Upgrading the cross toolchain is a good idea, I recall we were limited by the version of glibc we needed to build the 7.17 branch on all supported platforms, but there have been a few revisions to the support matrix since then.
@cmacknz is there any case where we need DEV=true
images? I can't come up with any.
It enables using a debugger. I would think locally rebuilding with DEV=true would be acceptable, since this capability is not in the release binaries anyway.
We should probably focus on getting these up-to-date, it is likely that it will improve compatibility in general.
@mauri870
According to our support matrix https://www.elastic.co/support/matrix, we still support Debian 10 (released on 2019-07-06, EOL 2022-09-10) in the latest version of Beats (8.15.x).

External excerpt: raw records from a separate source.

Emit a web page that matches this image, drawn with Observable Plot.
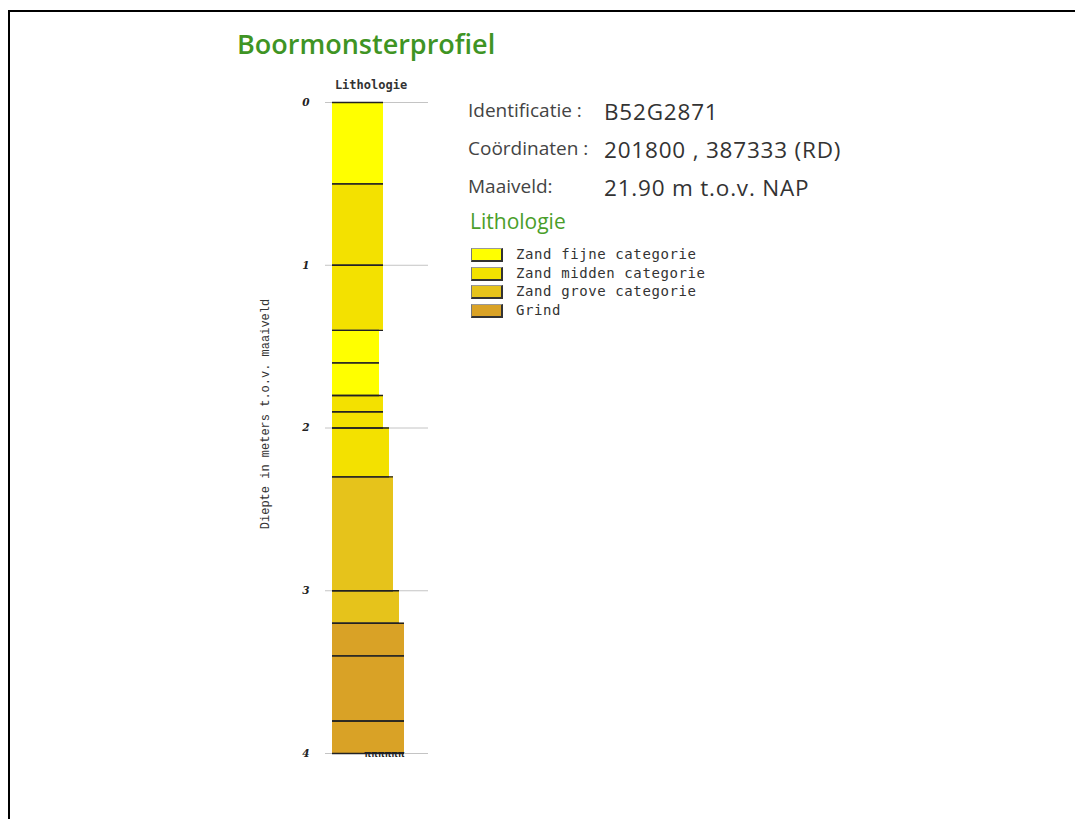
<!DOCTYPE html>
<html>
<head>
<meta charset="utf-8">
<script src="https://cdn.jsdelivr.net/npm/d3@7"></script>
<script src="https://cdn.jsdelivr.net/npm/@observablehq/plot@0.6"></script>
<style>
  html, body { margin: 0; padding: 0; background: #fff; overflow: hidden; width: 1075px; height: 819px; }
  #frame { position: absolute; left: 8px; top: 10px; width: 1200px; height: 1000px; border-left: 2px solid #000; border-top: 2px solid #000; }
  .abs { position: absolute; white-space: nowrap; line-height: 1; }
  #title { left: 237px; top: 30px; font-family: "Open Sans", sans-serif; font-weight: 600; font-size: 27px; color: #3f9424; }
  .lbl { font-family: "Open Sans", sans-serif; font-size: 19px; color: #444; }
  .val { font-family: "Open Sans", sans-serif; font-size: 22.5px; color: #333; letter-spacing: 0.8px; }
  #lith { left: 470px; top: 211px; font-family: "Open Sans", sans-serif; font-size: 21px; color: #4a9e2a; }
  .leg { position: absolute; left: 471px; height: 18px; white-space: nowrap; }
  .sw { position: absolute; left: 0; top: 0; width: 29px; height: 11px; border-right: 2px solid #333; border-bottom: 2px solid #333; border-left: 1px solid #777; border-top: 1px solid #999; }
  .lt { position: absolute; left: 45px; top: -1px; font-family: "DejaVu Sans Mono", monospace; font-size: 14px; letter-spacing: 0.6px; color: #333; line-height: 14px; }
  #chart { position: absolute; left: 0; top: 0; }
</style>
</head>
<body>
<div id="frame"></div>
<div id="title" class="abs">Boormonsterprofiel</div>
<div id="info"></div>
<div id="lith" class="abs">Lithologie</div>
<div id="legend"></div>
<div id="chart"></div>
<script>
// ---- data ----
const layerTop    = [0, 0.5, 1.0, 1.4, 1.6, 1.8, 1.9, 2.0, 2.3, 3.0, 3.2, 3.4, 3.8];
const layerBottom = [0.5, 1.0, 1.4, 1.6, 1.8, 1.9, 2.0, 2.3, 3.0, 3.2, 3.4, 3.8, 4.0];
const layerType   = ["Zand fijne categorie", "Zand midden categorie", "Zand midden categorie",
                     "Zand fijne categorie", "Zand fijne categorie", "Zand midden categorie",
                     "Zand midden categorie", "Zand midden categorie", "Zand grove categorie",
                     "Zand grove categorie", "Grind", "Grind", "Grind"];
const layerWidth  = [51, 51, 51, 47, 47, 51, 51, 57, 61, 67, 72, 72, 72];
const categories  = ["Zand fijne categorie", "Zand midden categorie", "Zand grove categorie", "Grind"];
const catColors   = ["#ffff00", "#f3e100", "#e6c31b", "#d9a226"];
const depthTicks  = [0, 1, 2, 3, 4];
const infoLabels  = ["Identificatie :", "Coördinaten :", "Maaiveld:"];
const infoValues  = ["B52G2871", "201800 , 387333 (RD)", "21.90 m t.o.v. NAP"];

const layers = layerTop.map((t, i) => ({top: t, bottom: layerBottom[i], type: layerType[i], w: layerWidth[i]}));

// ---- info block ----
const info = document.getElementById("info");
const rowTops = [101, 139, 177];
infoLabels.forEach((l, i) => {
  const a = document.createElement("div");
  a.className = "abs lbl"; a.textContent = l;
  a.style.left = "468px"; a.style.top = rowTops[i] + "px";
  info.appendChild(a);
  const b = document.createElement("div");
  b.className = "abs val"; b.textContent = infoValues[i];
  b.style.left = "604px"; b.style.top = (rowTops[i] + 0) + "px";
  info.appendChild(b);
});

// ---- legend ----
const legend = document.getElementById("legend");
categories.forEach((c, i) => {
  const row = document.createElement("div");
  row.className = "leg";
  row.style.top = (248 + i * 18.5) + "px";
  const sw = document.createElement("div");
  sw.className = "sw"; sw.style.background = catColors[i];
  const t = document.createElement("div");
  t.className = "lt"; t.textContent = c;
  row.appendChild(sw); row.appendChild(t);
  legend.appendChild(row);
});

// ---- chart ----
const color = {domain: categories, range: catColors};
const chart = Plot.plot({
  width: 440,
  height: 790,
  marginTop: 102,
  marginBottom: 37,
  marginLeft: 325,
  marginRight: 12,
  x: {domain: [-7, 96], axis: null},
  y: {domain: [0, 4], reverse: true, axis: null},
  color,
  marks: [
    Plot.gridY(depthTicks, {stroke: "#c4c4c4", strokeOpacity: 1, strokeWidth: 1}),
    Plot.rect(layers, {x1: 0, x2: "w", y1: "top", y2: "bottom", fill: "type"}),
    Plot.ruleY(layers, {y: "top", x1: 0, x2: "w", stroke: "#222", strokeWidth: 1.4}),
    Plot.ruleY(layers, {y: "bottom", x1: 0, x2: "w", stroke: "#222", strokeWidth: 1.4}),
    Plot.axisY(depthTicks, {tickSize: 0, tickPadding: 16, label: null, fontSize: 10.5, tickFormat: d => String(d),
      fontStyle: "italic", fontWeight: "bold", fontFamily: "DejaVu Serif", fill: "#222", ariaLabel: "ytick"}),
    Plot.text(["Diepte in meters t.o.v. maaiveld"], {frameAnchor: "middle", rotate: -90, dx: -112, dy: -14,
      fontFamily: "Liberation Mono", fontSize: 12, fill: "#333", ariaLabel: "ylabel"}),
    Plot.text(["Lithologie"], {frameAnchor: "top", dx: -6, dy: -22, fontFamily: "DejaVu Sans Mono",
      fontWeight: "bold", fontSize: 12, fill: "#333", ariaLabel: "colhead"}),
    Plot.text(layers.slice(-1), {x: "w", y: "bottom", text: () => "ππππππ", textAnchor: "end", lineAnchor: "top",
      dy: -3, fontSize: 9, fontWeight: "bold", fill: "#222", ariaLabel: "bottommark"})
  ]
});
d3.select(chart).selectAll("[aria-label=colhead] text").style("letter-spacing", "0.3px");
d3.select(chart).style("overflow", "visible");
document.getElementById("chart").appendChild(chart);
</script>
</body>
</html>
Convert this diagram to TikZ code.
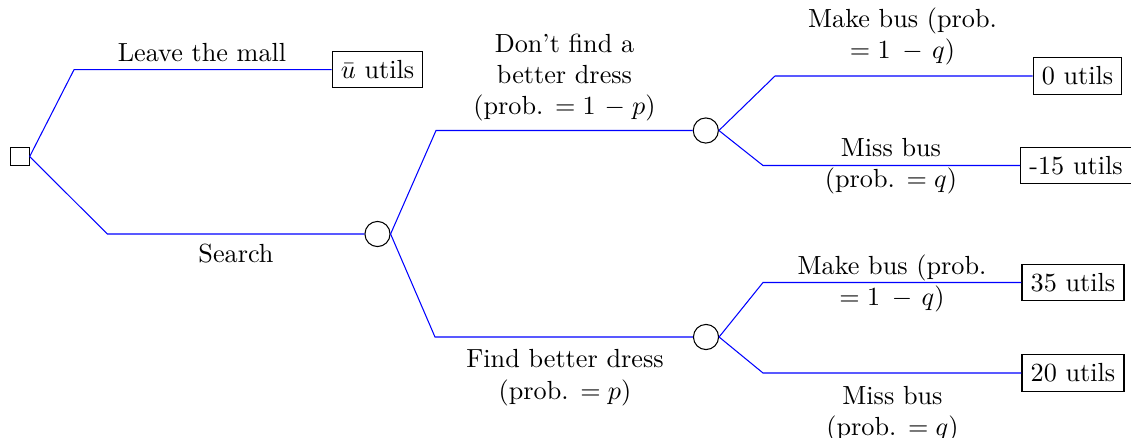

This is the main reason why we're still crossbuilding using this image docker.elastic.co/beats-dev/golang-crossbuild:1.22.8-darwin-arm64-debian10. AFAIK, there is a strict dependency on a certain glibc version when we build the Beats binaries and this is why we have to use Debian 10 for building them. For more details, please read this thread https://github.com/elastic/beats/pull/34921#discussion_r1147469633
@shmsr thank you very much for your investigation, I opened a PR to remove the DEV=true
mode when building snapshots here https://github.com/elastic/beats/pull/41365
This should prevent such failures in the future. Unfortunately, I don't think we can update to a newer Debian version just yet.
The following error has been observed inconsistently in Beats packaging after dependencies updates of the AWS and GCP SDKs, respectively.
This error was resolved by reverted the following two unrelated PRs:
The go.mod changes do not overlap for those two PRs. There is some problem in the dependency graphs that doesn’t jump out obviously that is causing this.
I suspect this is likely related to a change in https://github.com/elastic/golang-crossbuild that only reproduces under specific but infrequent conditions. Possibly it is a bug in
aarch64-linux-gnu-gcc
and updating the version included in the crossbuild image would resolve it.